While more than 4300 women and girls from 130 countries, global leaders, and NGOs participated in the 62nd Session of the United Nations Commission on the Status of Women (CSW) in March, the Congregations of St. Joseph (CSJ) UN-NGO also hosted their share of visitors for this critical session.
Three groups paid a visit to the Sisters of St. Joseph: 12 young women from the ‘Outreach Discerning Life’ group at the University of Southern California; three women from the St. Joseph Worker programs of Brentwood and Philadelphia; and college students from Avila University.
Each of the groups was briefed about the CSW and this year’s theme of: “challenges and opportunities in achieving gender equality and the empowerment of rural women and girls.” The groups also learned the important role that the Sisters of St. Joseph play at the UN. The CSJ NGO is a member of the NGO committee on the CSW which allows them to monitor and advocate on behalf of women around the globe. According to Sister Sue Wilson (Sisters of St. Joseph in Canada) this allows the NGO to “shin[e] a light on the issues in the various countries where we live and work…”

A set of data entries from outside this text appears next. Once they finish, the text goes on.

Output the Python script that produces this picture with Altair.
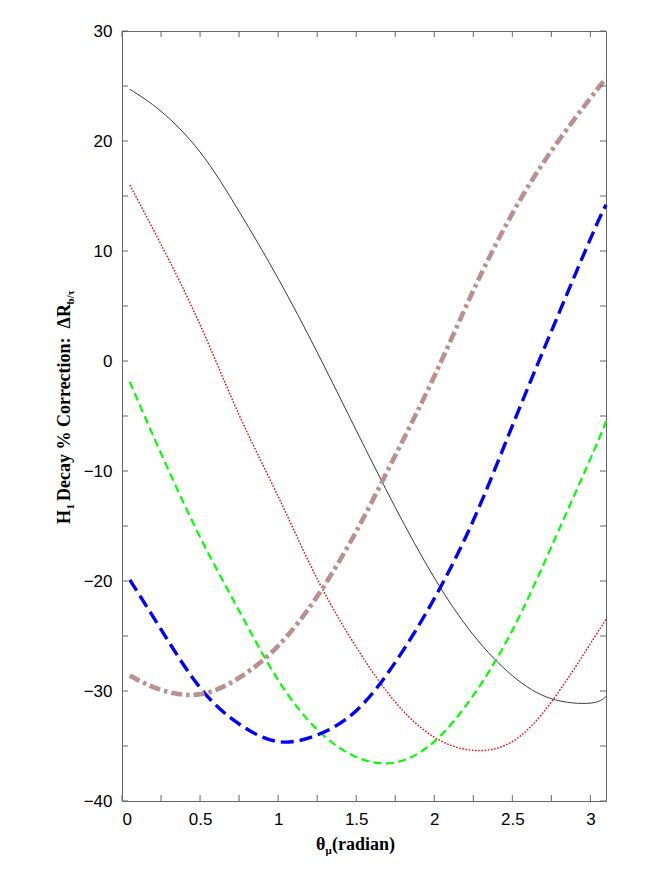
import altair as alt
import pandas as pd

# x grid (radian) and series values
theta = [0.05, 0.25, 0.5, 0.75, 1.0, 1.25, 1.5, 1.75, 2.0, 2.25, 2.5, 2.75, 3.0, 3.1]
black_solid = [24.7, 22.7, 19.0, 13.6, 7.5, 0.8, -6.3, -13.3, -19.7, -24.9, -28.6, -30.7, -31.1, -30.5]
red_dotted = [16.0, 10.6, 3.3, -4.9, -12.3, -19.8, -26.0, -31.0, -34.2, -35.4, -34.6, -31.0, -25.7, -23.5]
green_dashed = [-1.9, -8.4, -16.0, -22.7, -29.0, -33.5, -36.0, -36.5, -34.6, -30.4, -24.5, -16.9, -8.9, -5.5]
blue_longdash = [-19.9, -24.4, -29.7, -33.0, -34.6, -34.0, -31.8, -27.4, -21.6, -14.5, -5.9, 2.7, 11.1, 14.2]
brown_dashdot = [-28.6, -29.9, -30.3, -28.8, -25.9, -21.4, -15.5, -8.6, -1.4, 6.4, 13.4, 19.1, 23.9, 25.7]

x_label_values = [0, 0.5, 1, 1.5, 2, 2.5, 3]
x_tick_values = [0, 0.25, 0.5, 0.75, 1, 1.25, 1.5, 1.75, 2, 2.25, 2.5, 2.75, 3]
y_label_values = [-40, -30, -20, -10, 0, 10, 20, 30]
y_tick_values = [-40, -35, -30, -25, -20, -15, -10, -5, 0, 5, 10, 15, 20, 25, 30]

series = {
    "black": black_solid,
    "red": red_dotted,
    "green": green_dashed,
    "blue": blue_longdash,
    "brown": brown_dashdot,
}
rows = []
for name, vals in series.items():
    for t, v in zip(theta, vals):
        rows.append({"series": name, "theta": t, "value": v})
df = pd.DataFrame(rows)
xt = pd.DataFrame({"theta": x_tick_values})
yt = pd.DataFrame({"value": y_tick_values})

W, H = 484, 770
TICK = 6
xscale = alt.Scale(domain=[0, 3.1], nice=False, zero=False)
yscale = alt.Scale(domain=[-40, 30], nice=False, zero=False)

TICK_COLOR = "#666666"
LABEL_FONT = "Liberation Sans"

ax_x = alt.Axis(orient="bottom", values=x_label_values, format="~g", title=None,
                ticks=False, domain=False, grid=False, labelFont=LABEL_FONT,
                labelFontSize=17, labelColor="black", labelPadding=10)
ax_y = alt.Axis(orient="left", values=y_label_values, format="d", title=None,
                ticks=False, domain=False, grid=False, labelFont=LABEL_FONT,
                labelFontSize=17, labelColor="black", labelPadding=10)

X = alt.X("theta:Q", scale=xscale, axis=ax_x)
Y = alt.Y("value:Q", scale=yscale, axis=ax_y)

styles = {
    "black": dict(color="#222222", strokeWidth=0.9),
    "red": dict(color="#ff0000", strokeWidth=1.4, strokeDash=[1.6, 1.6]),
    "green": dict(color="#00ff00", strokeWidth=2.2, strokeDash=[8, 4.5]),
    "blue": dict(color="#0000ff", strokeWidth=3.4, strokeDash=[13, 6]),
    "brown": dict(color="#bc8f8f", strokeWidth=4.6, strokeDash=[11, 4, 3.5, 4]),
}

layers = []
for name in ["black", "red", "green", "blue", "brown"]:
    layers.append(
        alt.Chart(df)
        .transform_filter(alt.datum.series == name)
        .mark_line(interpolate="natural", strokeCap="butt", **styles[name])
        .encode(x=X, y=Y)
    )

# inward tick marks on all four sides
tick_style = dict(color=TICK_COLOR, strokeWidth=1)
layers += [
    alt.Chart(xt).mark_rule(**tick_style).encode(x=X, y=alt.value(H), y2=alt.value(H - TICK)),
    alt.Chart(xt).mark_rule(**tick_style).encode(x=X, y=alt.value(0), y2=alt.value(TICK)),
    alt.Chart(yt).mark_rule(**tick_style).encode(y=Y, x=alt.value(0), x2=alt.value(TICK)),
    alt.Chart(yt).mark_rule(**tick_style).encode(y=Y, x=alt.value(W), x2=alt.value(W - TICK)),
]

one = pd.DataFrame({"a": [0]})
TITLE_FONT = "Liberation Serif"

def txt(s, x, y, size=18, angle=0):
    return alt.Chart(one).mark_text(
        text=s, font=TITLE_FONT, fontWeight="bold", fontSize=size, color="black",
        align="left", baseline="alphabetic", angle=angle,
    ).encode(x=alt.value(x), y=alt.value(y))

# x-axis title: theta_mu(radian)
layers += [
    txt("θ", 194, 819),
    txt("μ", 203.5, 823, size=11),
    txt("(radian)", 210, 819),
]
# y-axis title: H_1 Decay % Correction:  ΔR_{b/τ}  (reads bottom to top)
NB = "\u00a0"
yx = -52
layers += [
    txt("H", yx, 493, size=18, angle=270),
    txt("1", yx + 4, 478.5, size=11, angle=270),
    txt(NB + "Decay" + NB + "%" + NB + "Correction:" + NB + NB + "ΔR", yx, 470, size=18, angle=270),
    txt("b/τ", yx + 4, 273.5, size=11, angle=270),
]

chart = (
    alt.layer(*layers)
    .properties(
        width=W, height=H,
        autosize=alt.AutoSizeParams(type="none"),
        padding={"left": 114, "top": 23, "right": 30, "bottom": 55},
    )
    .configure_view(stroke="#666666", strokeWidth=1)
)

chart.save("out.html", embed_options={"renderer": "svg", "actions": False})
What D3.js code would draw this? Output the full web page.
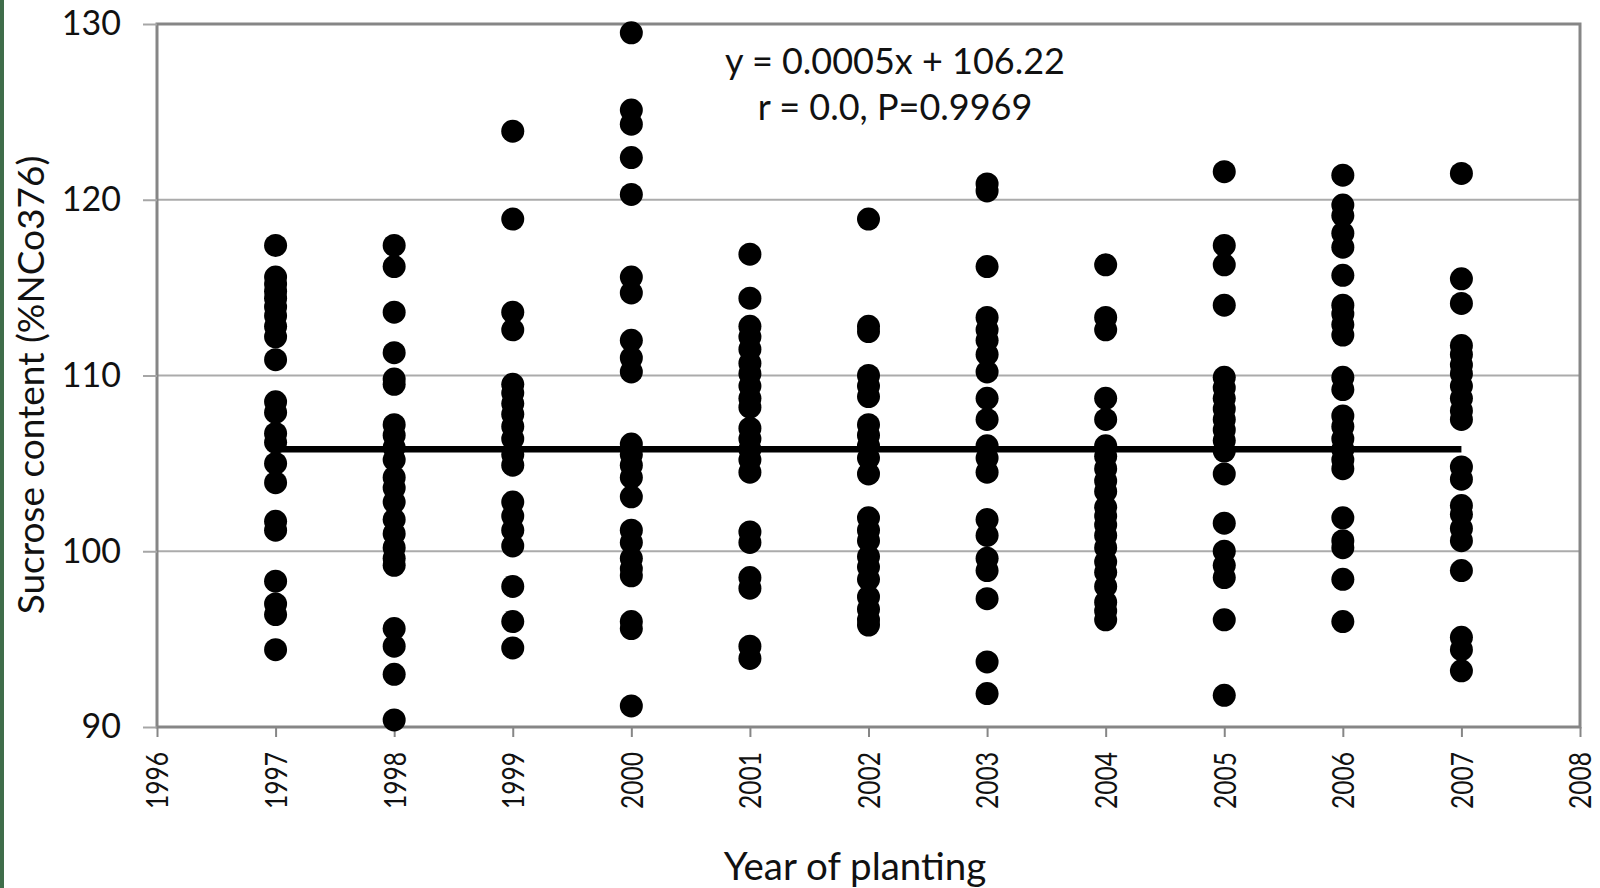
<!DOCTYPE html>
<html>
<head>
<meta charset="utf-8">
<script src="https://cdn.jsdelivr.net/npm/d3@7"></script>
<style>
  html, body { margin: 0; padding: 0; background: #fff; }
  svg { display: block; }
  text { font-family: Lato, "Open Sans", sans-serif; fill: #111; }
</style>
</head>
<body>
<svg id="chart" width="1600" height="888"></svg>
<script>
// Sucrose content (% of NCo376) by year of planting
const years = [1997, 1998, 1999, 2000, 2001, 2002, 2003, 2004, 2005, 2006, 2007];

const sucrose1997 = [117.4, 115.6, 115.2, 114.8, 114.4, 113.9, 113.4, 112.8, 112.2, 110.9, 108.5, 107.9, 106.7, 106.2, 105.0, 103.9, 101.7, 101.2, 98.3, 97.0, 96.4, 94.4];
const sucrose1998 = [117.4, 116.2, 113.6, 111.3, 109.8, 109.5, 107.2, 106.6, 105.9, 105.2, 104.2, 103.6, 102.8, 101.8, 101.0, 100.2, 99.6, 99.2, 95.6, 94.6, 93.0, 90.4];
const sucrose1999 = [123.9, 118.9, 113.6, 112.6, 109.5, 109.0, 108.4, 107.8, 107.1, 106.4, 105.5, 104.9, 102.8, 102.0, 101.2, 100.3, 98.0, 96.0, 94.5];
const sucrose2000 = [129.5, 125.1, 124.3, 122.4, 120.3, 115.6, 114.7, 112.0, 111.0, 110.2, 106.1, 105.5, 104.9, 104.2, 103.1, 101.2, 100.5, 99.6, 99.0, 98.6, 96.0, 95.6, 91.2];
const sucrose2001 = [116.9, 114.4, 112.8, 112.2, 111.5, 110.7, 110.1, 109.4, 108.7, 108.2, 107.0, 106.4, 105.8, 105.2, 104.5, 101.1, 100.5, 98.5, 97.9, 94.6, 93.9];
const sucrose2002 = [118.9, 112.8, 112.5, 110.0, 109.4, 108.8, 107.2, 106.6, 106.0, 105.3, 104.4, 101.9, 101.2, 100.6, 99.7, 99.1, 98.4, 97.4, 96.7, 96.1, 95.8];
const sucrose2003 = [120.9, 120.5, 116.2, 113.3, 112.6, 112.0, 111.2, 110.2, 108.7, 107.5, 106.0, 105.3, 104.5, 101.8, 100.9, 99.6, 98.9, 97.3, 93.7, 91.9];
const sucrose2004 = [116.3, 113.3, 112.6, 108.7, 107.5, 106.0, 105.4, 104.7, 104.0, 103.4, 102.5, 102.0, 101.5, 100.9, 100.2, 99.4, 98.8, 98.0, 97.1, 96.6, 96.1];
const sucrose2005 = [121.6, 117.4, 116.3, 114.0, 109.9, 109.3, 108.7, 108.1, 107.5, 106.9, 106.3, 105.7, 104.4, 101.6, 100.0, 99.2, 98.5, 96.1, 91.8];
const sucrose2006 = [121.4, 119.7, 119.1, 118.1, 117.3, 115.7, 114.0, 113.5, 112.9, 112.3, 109.9, 109.2, 107.7, 107.1, 106.4, 105.8, 105.2, 104.7, 101.9, 100.6, 100.2, 98.4, 96.0];
const sucrose2007 = [121.5, 115.5, 114.1, 111.7, 111.2, 110.6, 110.1, 109.4, 108.7, 108.0, 107.5, 104.8, 104.1, 102.6, 102.1, 101.3, 100.6, 98.9, 95.1, 94.4, 93.2];

const sucroseByYear = [sucrose1997, sucrose1998, sucrose1999, sucrose2000, sucrose2001, sucrose2002,
                       sucrose2003, sucrose2004, sucrose2005, sucrose2006, sucrose2007];

// Fitted line end points (year, sucrose)
const trendYears = [1997, 2007];
const trendValues = [105.8, 105.8];

const xTicks = [1996, 1997, 1998, 1999, 2000, 2001, 2002, 2003, 2004, 2005, 2006, 2007, 2008];
const yTicks = [90, 100, 110, 120, 130];

const equationLines = ["y = 0.0005x + 106.22", "r = 0.0, P=0.9969"];
const xTitle = "Year of planting";
const yTitle = "Sucrose content (%NCo376)";

const points = [];
years.forEach((yr, i) => sucroseByYear[i].forEach(v => points.push({ year: yr, value: v })));

const svg = d3.select("#chart");
const margin = { left: 157, right: 20, top: 24, bottom: 161 };
const W = 1600, H = 888;

const x = d3.scaleLinear().domain([1996, 2008]).range([margin.left, W - margin.right]);
const y = d3.scaleLinear().domain([90, 130]).range([H - margin.bottom, margin.top]);

// thin slide border on the far left
svg.append("rect").attr("x", 0).attr("y", 0).attr("width", 4).attr("height", H).attr("fill", "#3f6d4a");

// horizontal gridlines
svg.append("g").selectAll("line").data(yTicks.filter(t => t > 90 && t < 130)).join("line")
  .attr("x1", x(1996)).attr("x2", x(2008))
  .attr("y1", d => y(d)).attr("y2", d => y(d))
  .attr("stroke", "#ababab").attr("stroke-width", 2);

// plot frame
svg.append("rect")
  .attr("x", x(1996)).attr("y", y(130))
  .attr("width", x(2008) - x(1996)).attr("height", y(90) - y(130))
  .attr("fill", "none").attr("stroke", "#868686").attr("stroke-width", 3);

// y axis
const yAxis = d3.axisLeft(y).tickValues(yTicks).tickSize(14).tickPadding(22).tickFormat(d3.format("d"));
const gy = svg.append("g").attr("transform", `translate(${x(1996)},0)`).call(yAxis);
gy.select(".domain").remove();
gy.selectAll(".tick line").attr("stroke", "#a6a6a6").attr("stroke-width", 2);
gy.selectAll(".tick text").attr("font-size", 34).attr("fill", "#111")
  .attr("font-family", "Lato, sans-serif");

// x axis (labels turned vertical)
const xAxis = d3.axisBottom(x).tickValues(xTicks).tickSize(10).tickFormat(d3.format("d"));
const gx = svg.append("g").attr("transform", `translate(0,${y(90)})`).call(xAxis);
gx.select(".domain").remove();
gx.selectAll(".tick line").attr("stroke", "#868686").attr("stroke-width", 2);
gx.selectAll(".tick text")
  .attr("font-size", 31).attr("fill", "#111").attr("font-family", "Lato, sans-serif")
  .attr("transform", "rotate(-90)")
  .attr("text-anchor", "end").attr("dy", "0.35em")
  .attr("x", -25).attr("y", 0)
  .attr("textLength", 57).attr("lengthAdjust", "spacingAndGlyphs");

// data points
svg.append("g").selectAll("circle").data(points).join("circle")
  .attr("cx", d => x(d.year)).attr("cy", d => y(d.value))
  .attr("r", 11.5).attr("fill", "#000");

// fitted line
const line = d3.line().x(d => x(d[0])).y(d => y(d[1]));
svg.append("path")
  .datum(trendYears.map((t, i) => [t, trendValues[i]]))
  .attr("d", line).attr("stroke", "#000").attr("stroke-width", 6.5).attr("fill", "none");

// regression equation
svg.append("g").selectAll("text").data(equationLines).join("text")
  .attr("x", 895).attr("y", (d, i) => 74 + i * 46)
  .attr("text-anchor", "middle").attr("font-size", 36).text(d => d);

// axis titles
svg.append("text").attr("x", 855).attr("y", 880).attr("text-anchor", "middle")
  .attr("font-size", 38.5).text(xTitle);
svg.append("text").attr("transform", `translate(44,${385}) rotate(-90)`)
  .attr("text-anchor", "middle").attr("font-size", 37).text(yTitle);
</script>
</body>
</html>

A major part of the experience at the CSW is the exchange of stories and ideas. Sister Marianne Sennick (Brentwood) — the UN-NGO alternate representative for the Congregations of St. Joseph at the UN in New York — called the converging of so many women “empowering” and helps women to “continue their struggles to realize Agenda 2030 and the Sustainable Development Goals.”
“The sharing by women of their stories, hopes, and aspirations provides a hope they can bring home,” said Sennick. Wilson called the CSW “an ideal platform for tapping the depth and breadth of issues impacting the human rights of women.”
The needs women spoke about at the CSW represent a wide array of global issues ranging from access to land in Kenya so they can raise animals and grow crops to combat gender-based violence in the Democratic Republic of Congo to equal pay and land rights in Sri Lanka to human trafficking in Eastern Europe.
Following the CSW, the commission released the Agreed Conclusions which include: access to economic and productive resources, land and natural resources, property, and inheritance rights; requests that countries provide equal access to universal healthcare, education; that women must not suffer from the social ills of early and forced child marriage, and frequent early and repeat pregnancies; among many more.
From the beginning, the Congregations of Saint Joseph – NGO at the UN – has been committed to the equality of women and children across the globe. The NGO will continue to use the experiences of the global Joseph family to lift the needs of those served and address their concerns at the UN.